● **Data extract**
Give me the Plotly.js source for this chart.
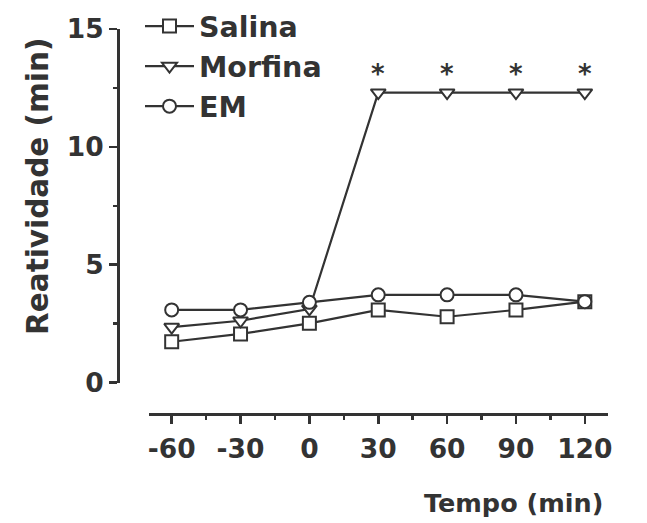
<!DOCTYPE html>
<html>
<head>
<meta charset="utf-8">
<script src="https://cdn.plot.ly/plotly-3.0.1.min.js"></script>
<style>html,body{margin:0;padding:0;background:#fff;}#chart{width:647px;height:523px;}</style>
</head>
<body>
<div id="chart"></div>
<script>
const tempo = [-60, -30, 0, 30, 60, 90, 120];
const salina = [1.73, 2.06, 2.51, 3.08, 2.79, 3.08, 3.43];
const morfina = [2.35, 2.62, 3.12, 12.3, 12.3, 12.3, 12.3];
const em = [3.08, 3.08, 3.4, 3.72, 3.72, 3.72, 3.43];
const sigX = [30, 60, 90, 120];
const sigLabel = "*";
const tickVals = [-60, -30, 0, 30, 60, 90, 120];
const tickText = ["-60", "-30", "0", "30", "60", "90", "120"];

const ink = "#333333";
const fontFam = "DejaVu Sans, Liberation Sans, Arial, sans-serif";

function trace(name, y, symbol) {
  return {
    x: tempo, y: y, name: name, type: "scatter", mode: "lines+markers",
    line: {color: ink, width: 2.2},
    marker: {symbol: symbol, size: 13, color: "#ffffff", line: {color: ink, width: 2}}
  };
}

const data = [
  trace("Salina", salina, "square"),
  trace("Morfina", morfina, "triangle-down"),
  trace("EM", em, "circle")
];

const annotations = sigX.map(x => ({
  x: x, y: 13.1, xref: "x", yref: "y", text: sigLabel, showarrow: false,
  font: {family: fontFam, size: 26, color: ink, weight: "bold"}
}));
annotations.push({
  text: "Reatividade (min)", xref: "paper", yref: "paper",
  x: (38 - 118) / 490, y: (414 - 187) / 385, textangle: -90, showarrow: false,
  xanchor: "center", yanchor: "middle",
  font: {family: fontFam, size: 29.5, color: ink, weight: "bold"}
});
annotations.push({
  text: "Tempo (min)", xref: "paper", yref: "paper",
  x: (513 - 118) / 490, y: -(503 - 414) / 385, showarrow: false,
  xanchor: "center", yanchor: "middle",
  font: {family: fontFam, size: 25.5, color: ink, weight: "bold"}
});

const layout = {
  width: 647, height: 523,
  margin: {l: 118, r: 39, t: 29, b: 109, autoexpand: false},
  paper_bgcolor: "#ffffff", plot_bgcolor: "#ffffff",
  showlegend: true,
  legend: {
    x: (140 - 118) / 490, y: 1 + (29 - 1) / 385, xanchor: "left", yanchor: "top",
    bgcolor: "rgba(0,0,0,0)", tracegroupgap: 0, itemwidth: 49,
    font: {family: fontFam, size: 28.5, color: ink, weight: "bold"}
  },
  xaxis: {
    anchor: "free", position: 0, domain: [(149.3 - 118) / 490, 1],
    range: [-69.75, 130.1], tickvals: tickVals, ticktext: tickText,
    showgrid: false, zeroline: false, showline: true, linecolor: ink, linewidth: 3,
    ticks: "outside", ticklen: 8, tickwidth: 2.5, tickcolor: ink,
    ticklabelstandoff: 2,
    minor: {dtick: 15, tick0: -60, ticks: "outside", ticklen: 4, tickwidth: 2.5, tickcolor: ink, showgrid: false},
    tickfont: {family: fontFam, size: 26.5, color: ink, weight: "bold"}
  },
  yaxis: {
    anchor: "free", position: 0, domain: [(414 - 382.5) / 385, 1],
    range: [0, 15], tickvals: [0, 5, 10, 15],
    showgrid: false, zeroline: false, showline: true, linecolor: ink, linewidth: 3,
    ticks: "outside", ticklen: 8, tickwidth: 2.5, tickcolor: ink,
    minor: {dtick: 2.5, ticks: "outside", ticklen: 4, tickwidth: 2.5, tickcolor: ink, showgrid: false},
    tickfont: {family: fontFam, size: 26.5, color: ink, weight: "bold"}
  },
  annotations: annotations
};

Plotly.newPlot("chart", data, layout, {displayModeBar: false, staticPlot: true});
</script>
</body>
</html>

...

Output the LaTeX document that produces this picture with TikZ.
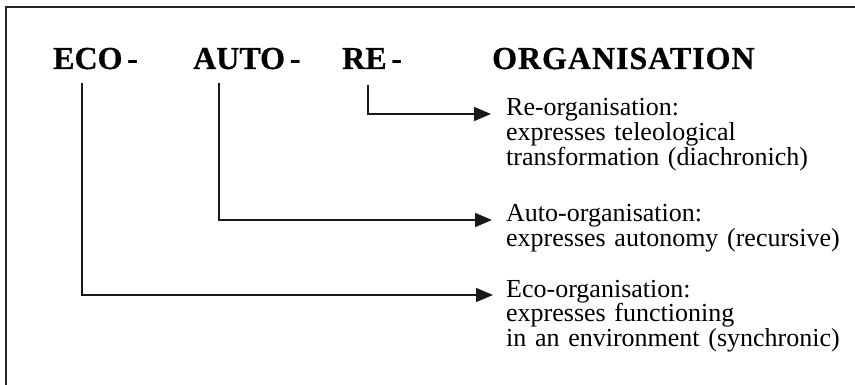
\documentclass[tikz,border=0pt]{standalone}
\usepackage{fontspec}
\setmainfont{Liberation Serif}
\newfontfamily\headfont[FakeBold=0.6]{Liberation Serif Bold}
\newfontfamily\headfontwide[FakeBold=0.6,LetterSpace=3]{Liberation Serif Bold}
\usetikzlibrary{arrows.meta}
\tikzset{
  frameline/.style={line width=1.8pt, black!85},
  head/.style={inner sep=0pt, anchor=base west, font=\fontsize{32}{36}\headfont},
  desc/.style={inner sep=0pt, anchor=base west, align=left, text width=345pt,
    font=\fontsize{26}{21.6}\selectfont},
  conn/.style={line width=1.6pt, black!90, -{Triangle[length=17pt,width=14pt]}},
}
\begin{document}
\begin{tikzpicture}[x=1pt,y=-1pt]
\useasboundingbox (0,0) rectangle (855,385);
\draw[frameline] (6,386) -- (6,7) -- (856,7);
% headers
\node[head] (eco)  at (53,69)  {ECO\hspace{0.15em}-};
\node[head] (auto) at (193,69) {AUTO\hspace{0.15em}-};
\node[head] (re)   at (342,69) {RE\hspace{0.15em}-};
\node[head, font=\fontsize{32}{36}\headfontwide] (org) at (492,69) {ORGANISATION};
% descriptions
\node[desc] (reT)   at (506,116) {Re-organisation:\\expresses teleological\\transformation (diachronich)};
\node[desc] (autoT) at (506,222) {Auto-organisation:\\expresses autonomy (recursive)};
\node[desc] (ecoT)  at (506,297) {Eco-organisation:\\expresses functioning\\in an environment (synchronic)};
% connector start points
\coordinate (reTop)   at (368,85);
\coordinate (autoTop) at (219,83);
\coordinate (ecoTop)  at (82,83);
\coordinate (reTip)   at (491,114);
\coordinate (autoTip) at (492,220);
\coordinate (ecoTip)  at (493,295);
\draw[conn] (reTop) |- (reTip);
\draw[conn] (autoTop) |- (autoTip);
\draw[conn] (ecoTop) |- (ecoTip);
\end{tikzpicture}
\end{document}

...

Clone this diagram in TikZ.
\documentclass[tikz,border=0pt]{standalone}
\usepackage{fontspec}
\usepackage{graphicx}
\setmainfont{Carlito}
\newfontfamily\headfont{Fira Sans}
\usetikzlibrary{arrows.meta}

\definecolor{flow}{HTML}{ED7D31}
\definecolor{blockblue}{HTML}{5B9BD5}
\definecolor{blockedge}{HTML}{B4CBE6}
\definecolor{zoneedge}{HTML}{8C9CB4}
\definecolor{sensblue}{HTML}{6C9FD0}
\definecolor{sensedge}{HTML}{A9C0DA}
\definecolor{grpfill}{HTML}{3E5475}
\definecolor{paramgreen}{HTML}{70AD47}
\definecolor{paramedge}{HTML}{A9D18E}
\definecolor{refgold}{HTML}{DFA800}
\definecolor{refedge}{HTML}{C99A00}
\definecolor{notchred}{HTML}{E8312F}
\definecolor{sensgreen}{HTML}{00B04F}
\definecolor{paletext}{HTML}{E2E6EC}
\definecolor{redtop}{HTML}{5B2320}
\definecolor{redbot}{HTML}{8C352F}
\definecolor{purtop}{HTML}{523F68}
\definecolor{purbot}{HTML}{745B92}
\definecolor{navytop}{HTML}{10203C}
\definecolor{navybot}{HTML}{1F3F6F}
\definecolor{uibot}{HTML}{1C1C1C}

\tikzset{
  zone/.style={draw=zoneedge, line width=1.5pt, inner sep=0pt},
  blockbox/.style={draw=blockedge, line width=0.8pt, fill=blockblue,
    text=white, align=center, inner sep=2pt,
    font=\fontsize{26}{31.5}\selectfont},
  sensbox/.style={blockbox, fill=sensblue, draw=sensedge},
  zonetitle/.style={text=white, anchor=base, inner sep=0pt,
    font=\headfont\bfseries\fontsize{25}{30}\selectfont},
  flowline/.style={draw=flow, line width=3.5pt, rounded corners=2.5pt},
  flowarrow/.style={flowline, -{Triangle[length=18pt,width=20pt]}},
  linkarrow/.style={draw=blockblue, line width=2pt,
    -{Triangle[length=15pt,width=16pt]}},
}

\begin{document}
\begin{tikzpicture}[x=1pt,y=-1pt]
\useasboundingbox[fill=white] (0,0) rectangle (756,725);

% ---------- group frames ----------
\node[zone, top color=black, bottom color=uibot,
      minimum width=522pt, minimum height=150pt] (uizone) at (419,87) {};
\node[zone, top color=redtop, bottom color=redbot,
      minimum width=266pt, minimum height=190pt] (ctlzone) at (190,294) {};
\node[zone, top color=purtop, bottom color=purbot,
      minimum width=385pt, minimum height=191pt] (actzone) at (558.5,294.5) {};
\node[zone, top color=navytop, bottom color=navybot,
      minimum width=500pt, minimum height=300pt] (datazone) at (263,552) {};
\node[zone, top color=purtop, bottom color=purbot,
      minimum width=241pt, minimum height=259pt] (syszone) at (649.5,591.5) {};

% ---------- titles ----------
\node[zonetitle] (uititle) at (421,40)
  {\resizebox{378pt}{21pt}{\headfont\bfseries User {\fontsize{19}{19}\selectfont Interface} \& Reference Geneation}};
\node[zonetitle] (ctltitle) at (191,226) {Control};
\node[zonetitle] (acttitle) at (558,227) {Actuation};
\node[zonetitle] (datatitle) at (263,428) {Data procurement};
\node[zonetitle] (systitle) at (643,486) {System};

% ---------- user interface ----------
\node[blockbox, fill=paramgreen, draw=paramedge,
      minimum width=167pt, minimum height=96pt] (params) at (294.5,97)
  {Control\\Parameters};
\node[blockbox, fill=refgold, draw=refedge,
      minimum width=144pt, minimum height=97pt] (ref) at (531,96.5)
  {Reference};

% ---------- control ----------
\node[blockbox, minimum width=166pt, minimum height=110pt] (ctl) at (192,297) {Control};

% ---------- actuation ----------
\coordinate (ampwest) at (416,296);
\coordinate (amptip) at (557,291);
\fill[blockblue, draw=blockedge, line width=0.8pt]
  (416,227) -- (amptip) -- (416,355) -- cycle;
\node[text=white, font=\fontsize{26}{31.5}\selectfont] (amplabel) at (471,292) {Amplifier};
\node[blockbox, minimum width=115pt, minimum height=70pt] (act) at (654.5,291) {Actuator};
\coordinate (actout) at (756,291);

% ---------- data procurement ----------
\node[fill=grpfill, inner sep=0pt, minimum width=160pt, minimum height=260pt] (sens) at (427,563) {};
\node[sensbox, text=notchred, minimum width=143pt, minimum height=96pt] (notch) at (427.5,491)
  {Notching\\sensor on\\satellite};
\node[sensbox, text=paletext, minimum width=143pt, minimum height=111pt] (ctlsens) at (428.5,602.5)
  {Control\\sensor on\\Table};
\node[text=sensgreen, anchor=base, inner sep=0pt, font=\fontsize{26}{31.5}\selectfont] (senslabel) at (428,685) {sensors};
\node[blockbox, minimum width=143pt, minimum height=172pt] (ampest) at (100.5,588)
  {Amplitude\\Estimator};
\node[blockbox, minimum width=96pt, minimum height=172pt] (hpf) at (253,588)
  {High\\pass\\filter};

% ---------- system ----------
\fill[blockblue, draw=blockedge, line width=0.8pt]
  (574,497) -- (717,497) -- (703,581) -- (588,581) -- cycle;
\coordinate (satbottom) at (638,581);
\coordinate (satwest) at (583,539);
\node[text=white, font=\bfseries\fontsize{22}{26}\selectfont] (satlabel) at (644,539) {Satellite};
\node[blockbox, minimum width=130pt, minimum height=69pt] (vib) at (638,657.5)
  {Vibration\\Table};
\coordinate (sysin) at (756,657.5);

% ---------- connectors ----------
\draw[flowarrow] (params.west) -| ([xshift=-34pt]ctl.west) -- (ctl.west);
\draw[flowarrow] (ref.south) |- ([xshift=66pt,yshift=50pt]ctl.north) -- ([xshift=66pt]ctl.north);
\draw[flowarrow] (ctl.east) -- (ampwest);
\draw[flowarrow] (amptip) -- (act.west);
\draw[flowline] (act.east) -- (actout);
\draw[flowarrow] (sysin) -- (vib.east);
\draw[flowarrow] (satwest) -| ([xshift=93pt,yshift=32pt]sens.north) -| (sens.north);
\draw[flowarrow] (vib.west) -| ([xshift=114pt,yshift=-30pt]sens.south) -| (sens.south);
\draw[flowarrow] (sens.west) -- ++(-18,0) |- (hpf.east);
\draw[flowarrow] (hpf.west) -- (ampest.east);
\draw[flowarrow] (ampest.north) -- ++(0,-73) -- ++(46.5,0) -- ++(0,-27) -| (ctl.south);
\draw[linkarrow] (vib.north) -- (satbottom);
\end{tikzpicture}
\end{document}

● **Exercise objective**
Locate all lines that include the word "this" and copy them out.

● **Answer to the problem**
Give me the Plotly.js source for this chart.
Output the LaTeX document that produces this picture with TikZ.
Clone this diagram in TikZ.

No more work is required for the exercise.